THE BOTTOM LINE
- Funding Is Not Guaranteed: Hospitals cannot count on state subsidies to cover Emergency Room (ER) operational losses if they don’t meet strict, national accessibility criteria, even if they are critical to their regional network.
- Regulatory Models Trump Operational Reality: The Dutch Healthcare Authority’s data-driven analysis of accessibility (the “45-minute rule“) holds more weight than arguments about temporary patient overflow from neighboring hospitals.
- High Bar for Legal Challenges: Successfully challenging a regulator’s established methodology is a significant hurdle. Courts will uphold a consistent, model-based approach unless exceptional, long-term circumstances fundamentally alter the data.
THE DETAILS
Two Dutch hospitals, Saxenburgh Groep and Wilhelmina Ziekenhuis Assen, recently lost their bid for a crucial state subsidy known as an “availability contribution.” This funding is designed to cover the high fixed costs of keeping a 24/7 Emergency Room (ER) operational. The Dutch Healthcare Authority (NZa) rejected their applications for 2024 and 2025, reasoning that the subsidy is exclusively for “sensitive” hospitals—those whose closure would mean some citizens could no longer reach an ER by ambulance within 45 minutes. According to the national accessibility model developed by the National Institute for Public Health (RIVM), neither hospital met this strict criterion.
The hospitals challenged this decision, arguing that the NZa’s reliance on a theoretical model ignored the practical reality of healthcare delivery in their regions. They presented evidence that frequent “intake stops” and temporary closures at nearby hospitals regularly forced them to absorb patient overflow, making their ERs essential components of the regional healthcare ecosystem. They argued that this on-the-ground reality effectively made them “sensitive” and that the NZa’s rigid adherence to the model was disproportionate. They further contested the legality of the Minister of Health’s instruction to use the RIVM model, claiming it was an improper directive targeting individual providers.

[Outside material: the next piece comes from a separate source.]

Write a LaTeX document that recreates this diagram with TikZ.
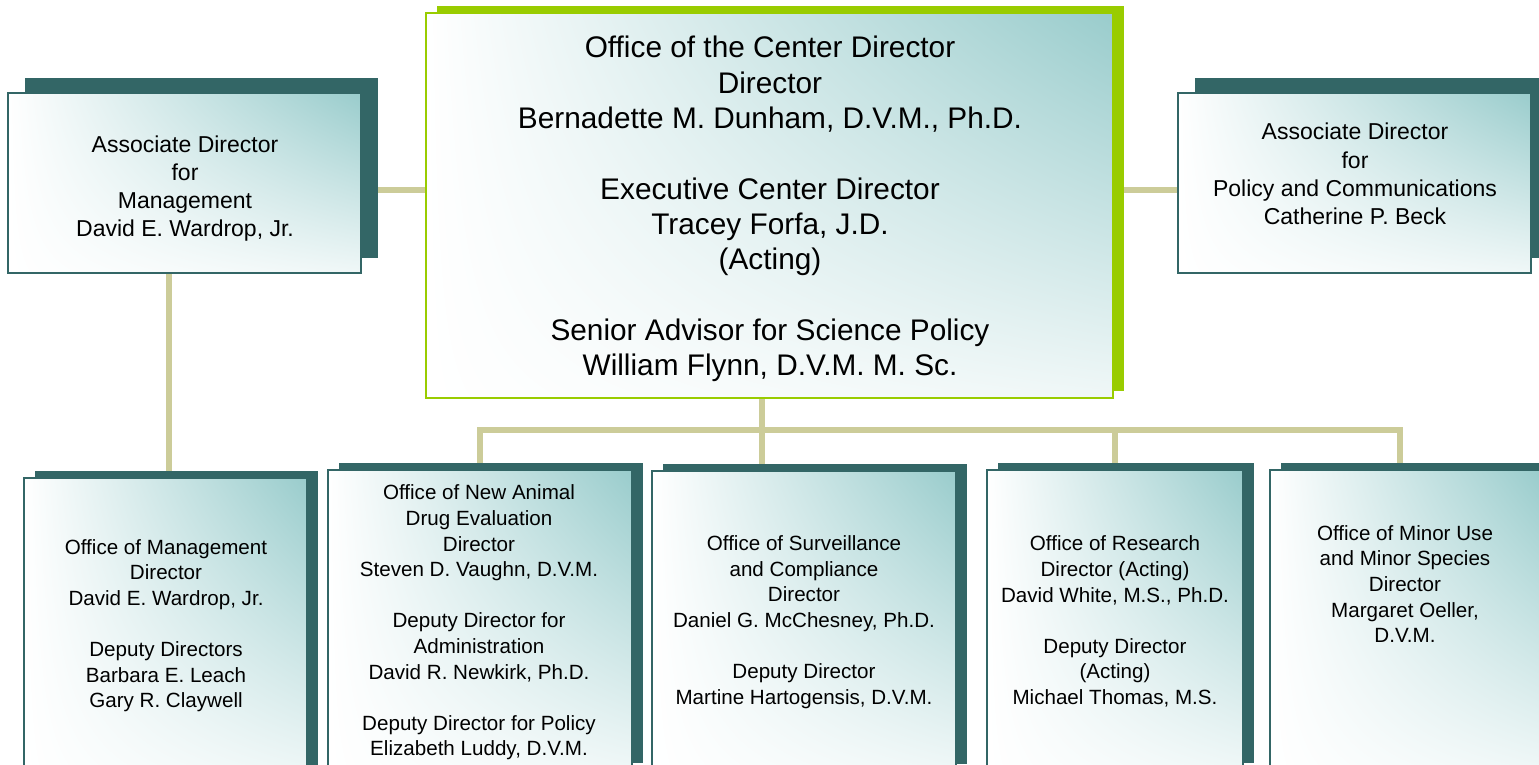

The Trade and Industry Appeals Tribunal sided firmly with the regulator. The court dismissed the hospitals’ arguments, ruling that the Minister’s instruction was a general policy, not an illegal individual directive. Critically, the court affirmed the NZa’s right to use the standardized RIVM model as an objective and consistent basis for its funding decisions. It clarified that the subsidy’s purpose is to solve structural, nationwide accessibility problems, not to provide financial relief for temporary, regional operational pressures or to cover the operating losses of individual hospitals. The court found no “special circumstances” compelling enough to warrant a deviation from the established policy, cementing a key principle: in regulatory matters, a consistent data model can take precedence over situational operational arguments.